Mr. Foote would add that there was one compensation for this rigorous routine. He was always sure of his pay at a time when “men worked for employers who were not reliable paymasters.”

Ralph Herbert Crocker

1878-1950

Ralph Crocker

As you drive through the city did you ever wonder how the streets got their names?

Ralph Herbert Crocker, Veteran florist and nurseryman of St. Thomas and member of the one of the oldest St. Thomas Families.

Ralph Herbert Crocker was in the florist business in St. Thomas for more than 45 years and was widely known not only in the city but throughout the province.

Ralph Crocker had a greenhouse on what is now the site if Metcalfe Gardens. Crocker Ave heads north from Wellington St to the site of Metcalfe Gardens.

Ralph Herbert was the third generation in St. Thomas. His parents the late George K and Mary Crocker were highly esteemed residents of the City.
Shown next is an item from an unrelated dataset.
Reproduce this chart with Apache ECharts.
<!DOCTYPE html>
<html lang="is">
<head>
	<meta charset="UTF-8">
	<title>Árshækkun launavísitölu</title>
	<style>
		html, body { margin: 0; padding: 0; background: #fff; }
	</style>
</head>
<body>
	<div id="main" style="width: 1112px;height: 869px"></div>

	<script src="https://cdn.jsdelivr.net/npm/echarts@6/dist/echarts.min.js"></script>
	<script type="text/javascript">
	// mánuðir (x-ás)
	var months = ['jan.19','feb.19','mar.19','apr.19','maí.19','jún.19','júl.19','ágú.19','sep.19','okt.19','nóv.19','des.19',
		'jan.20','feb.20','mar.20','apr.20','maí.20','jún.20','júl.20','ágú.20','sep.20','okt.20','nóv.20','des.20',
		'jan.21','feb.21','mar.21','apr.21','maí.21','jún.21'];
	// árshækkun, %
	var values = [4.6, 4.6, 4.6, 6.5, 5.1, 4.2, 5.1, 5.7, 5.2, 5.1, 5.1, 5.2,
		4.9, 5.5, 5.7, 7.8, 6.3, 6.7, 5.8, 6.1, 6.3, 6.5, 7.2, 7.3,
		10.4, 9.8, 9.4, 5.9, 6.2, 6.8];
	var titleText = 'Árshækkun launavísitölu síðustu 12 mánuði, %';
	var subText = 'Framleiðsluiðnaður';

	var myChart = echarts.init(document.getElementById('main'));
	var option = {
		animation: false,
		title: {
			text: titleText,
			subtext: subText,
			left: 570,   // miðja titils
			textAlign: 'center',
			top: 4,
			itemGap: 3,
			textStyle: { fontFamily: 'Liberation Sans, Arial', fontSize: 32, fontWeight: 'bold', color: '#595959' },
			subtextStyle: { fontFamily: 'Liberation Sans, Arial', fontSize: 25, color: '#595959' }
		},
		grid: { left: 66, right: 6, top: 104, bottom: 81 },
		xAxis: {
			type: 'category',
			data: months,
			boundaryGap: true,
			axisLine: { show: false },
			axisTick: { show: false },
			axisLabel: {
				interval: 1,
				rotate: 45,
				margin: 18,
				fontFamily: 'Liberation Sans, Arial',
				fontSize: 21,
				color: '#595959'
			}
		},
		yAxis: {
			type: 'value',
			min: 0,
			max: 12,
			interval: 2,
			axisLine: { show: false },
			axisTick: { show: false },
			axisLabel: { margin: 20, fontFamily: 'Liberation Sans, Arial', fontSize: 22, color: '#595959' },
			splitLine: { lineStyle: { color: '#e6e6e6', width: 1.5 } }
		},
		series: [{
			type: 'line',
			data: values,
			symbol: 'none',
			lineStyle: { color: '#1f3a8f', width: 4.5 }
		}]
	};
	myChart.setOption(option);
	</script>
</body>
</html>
Ralph was blessed in life with a loving wife Ethel Maud, three daughters Isabel, Gertrude and Betty and three sons George Kirby, Daniel and Fred. At the time of his death he was survived by 13 grandchildren and one great grandchild.

The Crocker Family resided at 31 Wellington St at the time of Ralph’s passing. Ralph will be remembered for the elaborate casket sprays that adorned the caskets of many prominent people.